Marie Jean Antoine Nicolas Caritat, Marquis de Condorcet

French philosopher, mathematician, and political scientist (1743-1794)
(Redirected from Antoine Condorcet)

Marie Jean Antoine Nicolas Caritat, Marquis de Condorcet (1743-1794) was a French philosopher, mathematician, and politician. He was a liberal thinker. Today, people see him as as one of the thinkers of the Age of Enlightenment. In 1790, after the French Revolution, the Declaration of the Rights of Man and of the Citizen was published. The declaration gives certain rights to people. As it says in the declaration, they only applied to men. Condorcet said these rights should also be given to women. He published an essay, Sur l’admission des femmes au droit de cité (On the admission of women on rights of the citizen). In it, he postulated that women should get the right to vote in elections. He also said that black people should have the same rights as white people, that slavery should be abolished and there should be free trade.

In 1786, he married Sophie de Grouchy (1764-1822), a translator, who was said to be among the most beautiful women of her time.

Because of one of his works, there was an arrest warrant against him, so he had to flee from Paris. He was found in Clamart, and arrested. Two days later, he was found dead in his prison cell.
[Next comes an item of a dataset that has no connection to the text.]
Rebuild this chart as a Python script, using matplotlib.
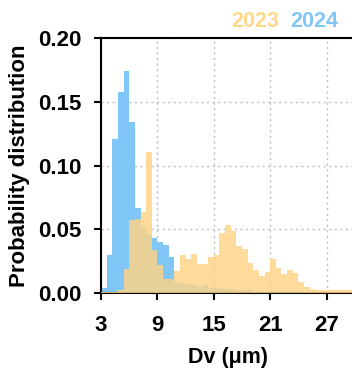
import numpy as np
from matplotlib import pyplot as plt

plt.rcParams['font.family'] = ['Liberation Sans', 'DejaVu Sans']
plt.rcParams['font.weight'] = 'bold'

# histogram bins: 0.6 um wide, from 3 to 30 um
bin_left = np.arange(3.0, 30.0, 0.6)
bin_width = 0.6

prob_2024 = [0.004, 0.030, 0.121, 0.158, 0.174, 0.134, 0.067, 0.052, 0.046, 0.043,
             0.040, 0.0375, 0.028, 0.009, 0.008, 0.007, 0.006, 0.005, 0.006, 0.004,
             0.004, 0.003, 0.003, 0.003, 0.002, 0.002, 0.002, 0.001, 0.001, 0.001,
             0.001, 0.001, 0.001, 0.001, 0.001, 0.001, 0.001, 0.001, 0.001, 0.001,
             0.001, 0.001, 0.001, 0.001, 0.001]
prob_2023 = [0.001, 0.001, 0.001, 0.002, 0.019, 0.057, 0.058, 0.0635, 0.111, 0.034,
             0.022, 0.011, 0.011, 0.017, 0.0297, 0.027, 0.031, 0.023, 0.0224, 0.0284,
             0.0297, 0.047, 0.053, 0.049, 0.037, 0.0344, 0.0234, 0.018, 0.013, 0.0167,
             0.027, 0.0193, 0.015, 0.018, 0.016, 0.009, 0.005, 0.003, 0.002, 0.002,
             0.002, 0.002, 0.002, 0.002, 0.002]

c2023 = '#FFD485'
c2024 = '#80C6F6'

fig = plt.figure(figsize=(3.52, 3.70), dpi=100)
ax = fig.add_axes([0.287, 0.208, 0.721, 0.689])

ax.bar(bin_left, prob_2024, width=bin_width, align='edge', color=c2024,
       edgecolor='none', zorder=2)
ax.bar(bin_left, prob_2023, width=bin_width, align='edge', color=c2023,
       alpha=0.82, edgecolor='none', zorder=3)

ax.set_xlim(3, 30)
ax.set_ylim(0, 0.2)
ax.set_xticks([3, 9, 15, 21, 27])
ax.set_yticks([0, 0.05, 0.10, 0.15, 0.20])
ax.set_yticklabels(['0.00', '0.05', '0.10', '0.15', '0.20'])
ax.grid(True, color='#bdbdbd', linestyle=(0, (1.5, 2.5)), linewidth=1, zorder=0)
ax.set_axisbelow(True)

for side in ['left', 'bottom', 'top']:
    ax.spines[side].set_linewidth(1.5)
ax.spines['right'].set_visible(False)
ax.tick_params(width=1.5, length=5, labelsize=16)
ax.tick_params(axis='x', pad=11)
ax.tick_params(axis='y', pad=9)

ax.set_xlabel('Dv (μm)', fontsize=15.5, fontweight='bold', labelpad=8)
ax.set_ylabel('Probability distribution', fontsize=16, fontweight='bold', labelpad=6)

ax.text(0.607, 1.065, '2023', color='#FFD88A', fontsize=15.5, fontweight='bold',
        ha='center', va='center', transform=ax.transAxes)
ax.text(0.839, 1.065, '2024', color='#80C6F6', fontsize=15.5, fontweight='bold',
        ha='center', va='center', transform=ax.transAxes)

fig.savefig('out.png', dpi=100)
The circumstances of his death are unsolved, he might have poisoned himself, someone might have killed him, or died from Pulmonary edema.

In mathematics, worked on probability theory, philosophy of mathematics, and mathematical analysis. He also worked on the three-body problem.

In 1786 he published Essai sur l’application de l’analyse à la probabilité des décisions rendues à la pluralité des voix, which had a great influence on probability theory.

Today he is known for the Condorcet method, the Condorcet paradox, and Condorcet's jury theorem.